As the Fringe entered a new era in 1999 with a new director, Paul Gudgin, he was overseeing an event boasting 1,309 shows across 167 venues.
By 2009, when the Fringe Society’s first chief executive, Kath Mainland, was in charge, it had expanded to 2,098 shows in 265 venues.
The last pre-pandemic Fringe saw the chief executive Shona McCarthy unveil a programme encompassing 3,841 shows in 323 venues.
The more telling figures for many are the overall audience size, which topped one million in 2003, reached two million in 2014 and broke the three million barrier in 2019.
There will be an inevitable focus on how many shows and venues will end up in the programme, with further announcements expected in early May and June ahead of an official launch in July.
While it would be a surprise if this year’s numbers return to 2019’s levels, the early signs are that it will feel very much feel like the last full-scale one.
Major venues are returning with similar levels of programming, across a Fringe landscape which does not appear to be either radically different or scaled back.
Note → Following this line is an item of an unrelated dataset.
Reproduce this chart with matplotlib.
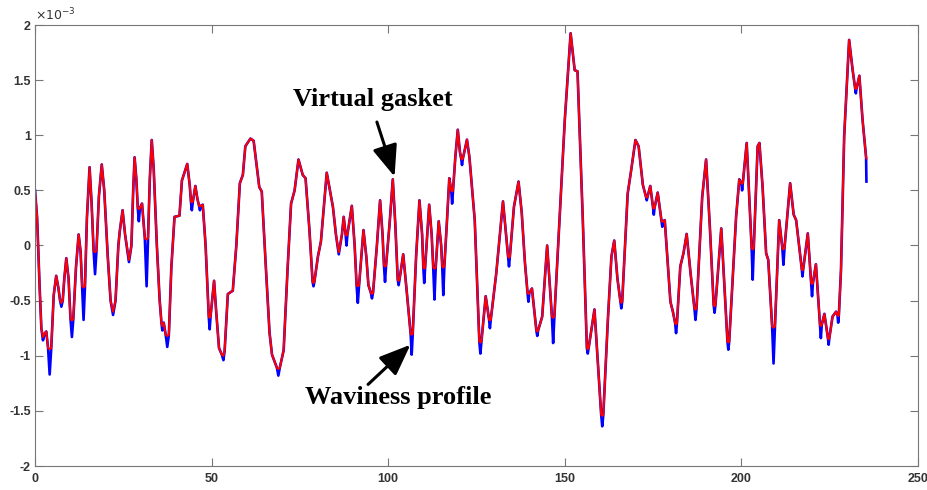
import numpy as np
import matplotlib.pyplot as plt

# waviness profile, sampled positions and heights (heights in units of 1e-3)
prof_x = [
    0.0, 0.6, 1.3, 1.8, 2.26, 2.7, 3.19, 3.7, 4.15, 4.6,
    5.3, 6.0, 6.6, 7.1, 7.47, 7.85, 8.3, 8.86, 9.5, 10.05,
    10.45, 10.85, 11.6, 12.35, 12.9, 13.35, 13.75, 14.15, 14.7, 15.45,
    16.0, 16.6, 17.0, 17.4, 18.1, 18.9, 19.6, 20.6, 21.4, 22.1,
    22.8, 23.6, 24.0, 24.8, 25.5, 26.6, 27.3, 27.8, 28.2, 28.7,
    29.1, 29.4, 29.7, 30.3, 31.1, 31.6, 32.0, 32.5, 33.05, 33.6,
    34.5, 35.3, 35.8, 36.05, 36.45, 37.0, 37.45, 37.9, 38.6, 39.5,
    40.9, 41.6, 43.1, 43.8, 44.15, 44.4, 44.7, 45.4, 46.0, 46.45,
    46.7, 46.95, 47.5, 48.3, 49.0, 49.2, 49.45, 49.7, 50.7, 51.3,
    52.1, 52.9, 53.35, 53.7, 54.6, 56.0, 57.0, 58.0, 58.85, 59.55,
    61.0, 61.9, 63.5, 64.2, 65.4, 66.4, 67.1, 68.5, 68.9, 69.3,
    70.4, 71.5, 72.5, 73.5, 74.6, 75.8, 76.6, 77.7, 78.6, 78.85,
    79.1, 80.1, 80.95, 82.6, 84.35, 85.2, 86.0, 86.9, 87.4, 87.95,
    88.2, 88.45, 89.7, 90.5, 91.05, 91.4, 91.75, 93.0, 93.8, 94.4,
    95.1, 95.4, 95.7, 96.8, 97.7, 98.4, 98.8, 99.1, 99.4, 100.4,
    101.3, 102.0, 102.7, 102.95, 103.2, 104.25, 105.2, 106.35, 106.65, 106.95,
    107.9, 108.85, 109.6, 109.95, 110.2, 110.45, 111.6, 112.3, 112.75, 113.1,
    113.45, 114.3, 115.0, 115.3, 115.6, 115.9, 116.6, 117.3, 117.85, 118.1,
    118.35, 119.0, 119.7, 120.3, 120.65, 120.9, 121.15, 122.3, 123.0, 124.5,
    125.2, 125.8, 126.1, 126.4, 127.6, 128.55, 128.8, 129.05, 130.6, 132.5,
    133.95, 134.2, 134.45, 135.6, 136.9, 137.8, 138.7, 139.45, 139.7, 139.95,
    140.7, 141.95, 142.2, 142.45, 143.6, 145.0, 146.35, 146.7, 147.05, 148.5,
    150.0, 151.65, 152.8, 153.6, 155.1, 156.25, 156.5, 156.75, 158.4, 160.3,
    160.6, 160.9, 162.2, 163.2, 164.0, 164.9, 165.75, 166.0, 166.25, 167.8,
    168.8, 170.0, 170.9, 172.1, 173.0, 173.2, 173.4, 174.2, 175.0, 175.2,
    175.4, 176.3, 177.4, 177.6, 177.8, 178.3, 179.9, 180.6, 181.25, 181.5,
    181.75, 182.7, 183.6, 184.5, 185.6, 186.7, 187.0, 187.3, 188.9, 190.0,
    191.1, 192.15, 192.4, 192.65, 194.3, 196.05, 196.3, 196.55, 198.5, 199.4,
    200.0, 200.2, 200.4, 201.5, 202.9, 203.2, 203.5, 204.6, 205.1, 206.0,
    207.0, 207.6, 208.7, 209.1, 209.5, 210.7, 211.6, 211.9, 212.2, 213.8,
    214.8, 215.5, 217.1, 217.3, 217.5, 218.8, 219.75, 220.0, 220.25, 221.1,
    222.25, 222.5, 222.75, 223.5, 224.5, 224.7, 224.9, 225.8, 226.8, 227.2,
    227.4, 227.6, 228.2, 229.1, 230.5, 231.5, 232.2, 232.4, 232.6, 233.4,
    234.3, 235.3, 235.4,
]
wave_y = [
    0.50, 0.25, -0.37, -0.75, -0.86, -0.80, -0.78, -0.93, -1.17, -0.93,
    -0.45, -0.275, -0.38, -0.50, -0.555, -0.50, -0.30, -0.115, -0.30, -0.665,
    -0.83, -0.665, -0.20, 0.10, -0.05, -0.37, -0.675, -0.37, 0.25, 0.71,
    0.40, -0.05, -0.26, -0.05, 0.45, 0.735, 0.50, -0.10, -0.50, -0.63,
    -0.50, 0.00, 0.13, 0.32, 0.10, -0.15, 0.00, 0.50, 0.80, 0.60,
    0.34, 0.22, 0.34, 0.38, 0.065, -0.37, 0.065, 0.60, 0.957, 0.70,
    0.00, -0.50, -0.70, -0.77, -0.70, -0.81, -0.92, -0.81, -0.20, 0.26,
    0.27, 0.59, 0.74, 0.55, 0.40, 0.32, 0.40, 0.54, 0.42, 0.36,
    0.32, 0.36, 0.37, 0.00, -0.50, -0.645, -0.76, -0.645, -0.32, -0.60,
    -0.93, -0.99, -1.04, -0.95, -0.44, -0.41, 0.00, 0.565, 0.64, 0.90,
    0.97, 0.95, 0.53, 0.49, -0.22, -0.79, -0.99, -1.11, -1.18, -1.11,
    -0.95, -0.22, 0.38, 0.50, 0.78, 0.64, 0.61, 0.14, -0.33, -0.37,
    -0.33, -0.10, 0.035, 0.66, 0.35, 0.10, -0.08, 0.10, 0.26, 0.10,
    0.00, 0.10, 0.36, 0.00, -0.36, -0.52, -0.36, 0.14, -0.10, -0.36,
    -0.43, -0.48, -0.43, 0.00, 0.41, 0.10, -0.18, -0.33, -0.18, 0.20,
    0.60, 0.20, -0.31, -0.36, -0.31, -0.08, -0.40, -0.80, -0.99, -0.80,
    -0.10, 0.41, 0.10, -0.20, -0.34, -0.20, 0.37, 0.10, -0.20, -0.49,
    -0.20, 0.22, 0.00, -0.19, -0.45, -0.19, 0.20, 0.61, 0.50, 0.38,
    0.50, 0.80, 1.05, 0.85, 0.79, 0.73, 0.79, 0.96, 0.80, 0.23,
    -0.37, -0.87, -0.98, -0.87, -0.46, -0.67, -0.75, -0.67, -0.25, 0.40,
    -0.10, -0.19, -0.10, 0.35, 0.58, 0.30, -0.15, -0.43, -0.51, -0.43,
    -0.39, -0.77, -0.82, -0.77, -0.645, 0.00, -0.645, -0.885, -0.645, 0.23,
    1.14, 1.925, 1.59, 1.58, 0.23, -0.93, -0.98, -0.93, -0.58, -1.535,
    -1.64, -1.535, -0.67, -0.10, 0.045, -0.30, -0.51, -0.57, -0.51, 0.47,
    0.685, 0.957, 0.90, 0.55, 0.44, 0.41, 0.44, 0.54, 0.34, 0.28,
    0.34, 0.48, 0.22, 0.17, 0.22, 0.23, -0.51, -0.60, -0.705, -0.795,
    -0.705, -0.19, -0.07, 0.105, -0.25, -0.57, -0.675, -0.57, 0.44, 0.78,
    0.15, -0.54, -0.61, -0.54, 0.155, -0.87, -0.945, -0.87, 0.26, 0.60,
    0.565, 0.50, 0.565, 0.93, -0.025, -0.31, -0.025, 0.90, 0.93, 0.53,
    -0.07, -0.13, -0.735, -1.07, -0.735, 0.23, -0.025, -0.175, -0.025, 0.565,
    0.28, 0.23, -0.215, -0.28, -0.215, 0.11, -0.34, -0.46, -0.34, -0.17,
    -0.72, -0.84, -0.72, -0.62, -0.84, -0.90, -0.84, -0.645, -0.60, -0.63,
    -0.70, -0.63, -0.22, 0.99, 1.865, 1.59, 1.425, 1.38, 1.425, 1.54,
    1.14, 0.80, 0.58,
]

# virtual gasket bridges the valleys: its height at each valley bottom
gasket_x = [
    2.26, 4.15, 7.47, 10.45, 13.75, 17.0, 22.1, 26.6, 29.4, 31.6,
    36.05, 37.45, 44.4, 46.7, 49.45, 53.35, 68.9, 78.85, 86.0, 88.2,
    91.4, 95.4, 99.1, 102.95, 106.65, 110.2, 113.1, 115.6, 118.1, 120.9,
    126.1, 128.8, 134.2, 139.7, 142.2, 146.7, 156.5, 160.6, 166.0, 173.2,
    175.2, 177.6, 181.5, 187.0, 192.4, 196.3, 200.2, 203.2, 209.1, 211.9,
    217.3, 220.0, 222.5, 224.7, 227.4, 232.4, 235.4,
]
gasket_y = [
    -0.83, -0.94, -0.52, -0.68, -0.38, -0.06, -0.60, -0.13, 0.33, 0.055,
    -0.73, -0.82, 0.39, 0.355, -0.655, -1.0, -1.12, -0.34, -0.06, 0.09,
    -0.37, -0.44, -0.19, -0.32, -0.81, -0.21, -0.21, -0.20, 0.49, 0.78,
    -0.88, -0.68, -0.11, -0.44, -0.78, -0.655, -0.94, -1.545, -0.52, 0.435,
    0.335, 0.215, -0.715, -0.58, -0.55, -0.88, 0.56, -0.035, -0.745, -0.035,
    -0.225, -0.35, -0.73, -0.85, -0.64, 1.42, 0.79,
]

y_ticks = [-2, -1.5, -1, -0.5, 0, 0.5, 1, 1.5, 2]
y_labels = ['-2', '-1.5', '-1', '-0.5', '0', '0.5', '1', '1.5', '2']
x_ticks = [0, 50, 100, 150, 200, 250]

x = np.array(prof_x)
wave = np.array(wave_y) * 1e-3
gasket = wave.copy()
for gx, gy in zip(gasket_x, gasket_y):
    gasket[np.abs(x - gx).argmin()] = gy * 1e-3

fig = plt.figure(figsize=(9.28, 4.90), dpi=100)
ax = fig.add_axes([35 / 928, 24 / 490, 883 / 928, 441 / 490])

ax.plot(x, wave, color=(0, 0, 1), lw=1.9, solid_joinstyle='round')
ax.plot(x, gasket, color=(1, 0, 0), lw=1.5, solid_joinstyle='round')

ax.set_xlim(0, 250)
ax.set_ylim(-2e-3, 2e-3)
ax.set_xticks(x_ticks)
ax.set_xticklabels([str(t) for t in x_ticks])
ax.set_yticks(np.array(y_ticks) * 1e-3)
ax.set_yticklabels(y_labels)

axis_col = '#777777'
for s in ax.spines.values():
    s.set_color(axis_col)
    s.set_linewidth(0.8)
ax.tick_params(direction='in', length=6, width=0.8, color=axis_col,
               top=True, right=True, labelsize=9, labelcolor='#333333')
ax.tick_params(axis='y', pad=3)
ax.tick_params(axis='x', pad=5)
for lab in ax.get_xticklabels() + ax.get_yticklabels():
    lab.set_fontfamily('Liberation Sans')
    lab.set_fontweight('bold')

ax.text(0.0, 1.004, r'$\times10^{-3}$', transform=ax.transAxes,
        ha='left', va='bottom', fontsize=9, color='#333333',
        family='Liberation Sans')

# annotations
arrow = dict(arrowstyle='-|>,head_length=0.6,head_width=0.24',
             color='black', lw=2.2, mutation_scale=32, shrinkA=0, shrinkB=0)
ax.annotate('', xy=(101.8, 0.625e-3), xytext=(96.8, 1.12e-3), arrowprops=arrow)
ax.text(95.6, 1.32e-3, 'Virtual gasket', ha='center', va='center',
        fontsize=19, fontweight='bold', family='Liberation Serif')

ax.annotate('', xy=(106.3, -0.90e-3), xytext=(94.3, -1.26e-3), arrowprops=arrow)
ax.text(102.9, -1.38e-3, 'Waviness profile', ha='center', va='center',
        fontsize=19, fontweight='bold', family='Liberation Serif')

fig.savefig('out.png', dpi=100)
The biggest uncertainty may be where audiences are going to come from.
One of the main downsides of the Fringe in the modern era is that it has increasingly focused on Edinburgh University’s heartland and the Old Town. While tourism numbers also increasing year-on-year to major attractions in the same area, growing pains were increasingly being felt in the city centre.
Anyone who has attempted to travel through Edinburgh city centre recently, particularly on public transport, may well wonder how it will cope with the return of a large-scale festival season, given the amount of construction work ongoing. It’s probably my biggest concern.
But after two years of Covid restrictions impacting on the city centre, the benefits the festivals will undoubtedly bring to the city may well be worth the disruption for many.